§ YOUR TASK: Write out each line of the listing as it stands, without the images.

§ DATA:
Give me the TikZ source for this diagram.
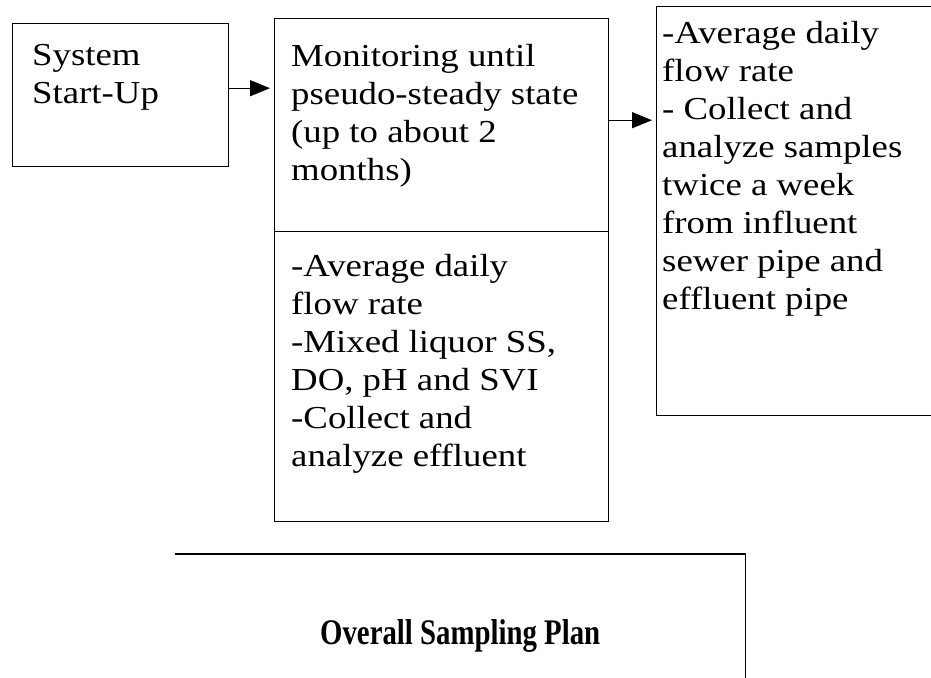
\documentclass[tikz,border=0pt]{standalone}
\usepackage{fontspec}
\setmainfont{Liberation Serif}[FakeStretch=1.15]
\newfontfamily\planfont{Liberation Serif}[FakeStretch=0.8]
\usetikzlibrary{arrows.meta,positioning}

\begin{document}
\begin{tikzpicture}[x=1pt,y=-1pt,
		box/.style = {draw,line width=1.4pt,inner sep=0pt,anchor=north west},
		txt/.style = {inner sep=0pt,align=left,font=\fontsize{32}{38}\selectfont},
		flow/.style = {-{Triangle[length=20pt,width=16pt]},line width=1.4pt,shorten >=4pt}]
		\clip (0,0) rectangle (931,677);
		\node (start) at (12,23) [box,minimum width=216pt,minimum height=143pt] {};
		\node (monitor) at (274,18) [box,minimum width=334pt,minimum height=213pt] {};
		\node (measure) at (274,231) [box,minimum width=334pt,minimum height=290pt] {};
		\node (sample) at (656,6) [box,minimum width=300pt,minimum height=409pt] {};
		\node (plan) at (175,554) [anchor=north west,inner sep=0pt,minimum width=570pt,minimum height=164pt] {};
		\draw [line width=1.4pt] (plan.north west) -- (plan.north east) -- ++(0,140);
		\node (startText) [txt,below right=21pt and 20pt of start.north west] {System\\Start-Up};
		\node (monitorText) [txt,below right=26pt and 17pt of monitor.north west] {Monitoring until\\pseudo-steady state\\(up to about 2\\months)};
		\node (measureText) [txt,below right=23pt and 17pt of measure.north west] {-Average daily\\flow rate\\-Mixed liquor SS,\\DO, pH and SVI\\-Collect and\\analyze effluent};
		\node (sampleText) [txt,below right=15pt and 6pt of sample.north west] {-Average daily\\flow rate\\- Collect and\\analyze samples\\twice a week\\from influent\\sewer pipe and\\effluent pipe};
		\node (planText) at (plan.center) [font=\planfont\fontsize{36}{40}\selectfont\bfseries] {Overall Sampling Plan};
		\draw [flow] ([yshift=7pt]start.east) -- ([yshift=7pt]start.east -| monitor.west);
		\draw [flow] ([yshift=5pt]monitor.east) -- ([yshift=5pt]monitor.east -| sample.west);
	\end{tikzpicture}
\end{document}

§ RIGHT ANSWER:
Give me the TikZ source for this diagram.
\documentclass[tikz,border=0pt]{standalone}
\usepackage{fontspec}
\setmainfont{Liberation Serif}[FakeStretch=1.15]
\newfontfamily\planfont{Liberation Serif}[FakeStretch=0.8]
\usetikzlibrary{arrows.meta,positioning}

\begin{document}
\begin{tikzpicture}[x=1pt,y=-1pt,
		box/.style = {draw,line width=1.4pt,inner sep=0pt,anchor=north west},
		txt/.style = {inner sep=0pt,align=left,font=\fontsize{32}{38}\selectfont},
		flow/.style = {-{Triangle[length=20pt,width=16pt]},line width=1.4pt,shorten >=4pt}]
		\clip (0,0) rectangle (931,677);
		\node (start) at (12,23) [box,minimum width=216pt,minimum height=143pt] {};
		\node (monitor) at (274,18) [box,minimum width=334pt,minimum height=213pt] {};
		\node (measure) at (274,231) [box,minimum width=334pt,minimum height=290pt] {};
		\node (sample) at (656,6) [box,minimum width=300pt,minimum height=409pt] {};
		\node (plan) at (175,554) [anchor=north west,inner sep=0pt,minimum width=570pt,minimum height=164pt] {};
		\draw [line width=1.4pt] (plan.north west) -- (plan.north east) -- ++(0,140);
		\node (startText) [txt,below right=21pt and 20pt of start.north west] {System\\Start-Up};
		\node (monitorText) [txt,below right=26pt and 17pt of monitor.north west] {Monitoring until\\pseudo-steady state\\(up to about 2\\months)};
		\node (measureText) [txt,below right=23pt and 17pt of measure.north west] {-Average daily\\flow rate\\-Mixed liquor SS,\\DO, pH and SVI\\-Collect and\\analyze effluent};
		\node (sampleText) [txt,below right=15pt and 6pt of sample.north west] {-Average daily\\flow rate\\- Collect and\\analyze samples\\twice a week\\from influent\\sewer pipe and\\effluent pipe};
		\node (planText) at (plan.center) [font=\planfont\fontsize{36}{40}\selectfont\bfseries] {Overall Sampling Plan};
		\draw [flow] ([yshift=7pt]start.east) -- ([yshift=7pt]start.east -| monitor.west);
		\draw [flow] ([yshift=5pt]monitor.east) -- ([yshift=5pt]monitor.east -| sample.west);
	\end{tikzpicture}
\end{document}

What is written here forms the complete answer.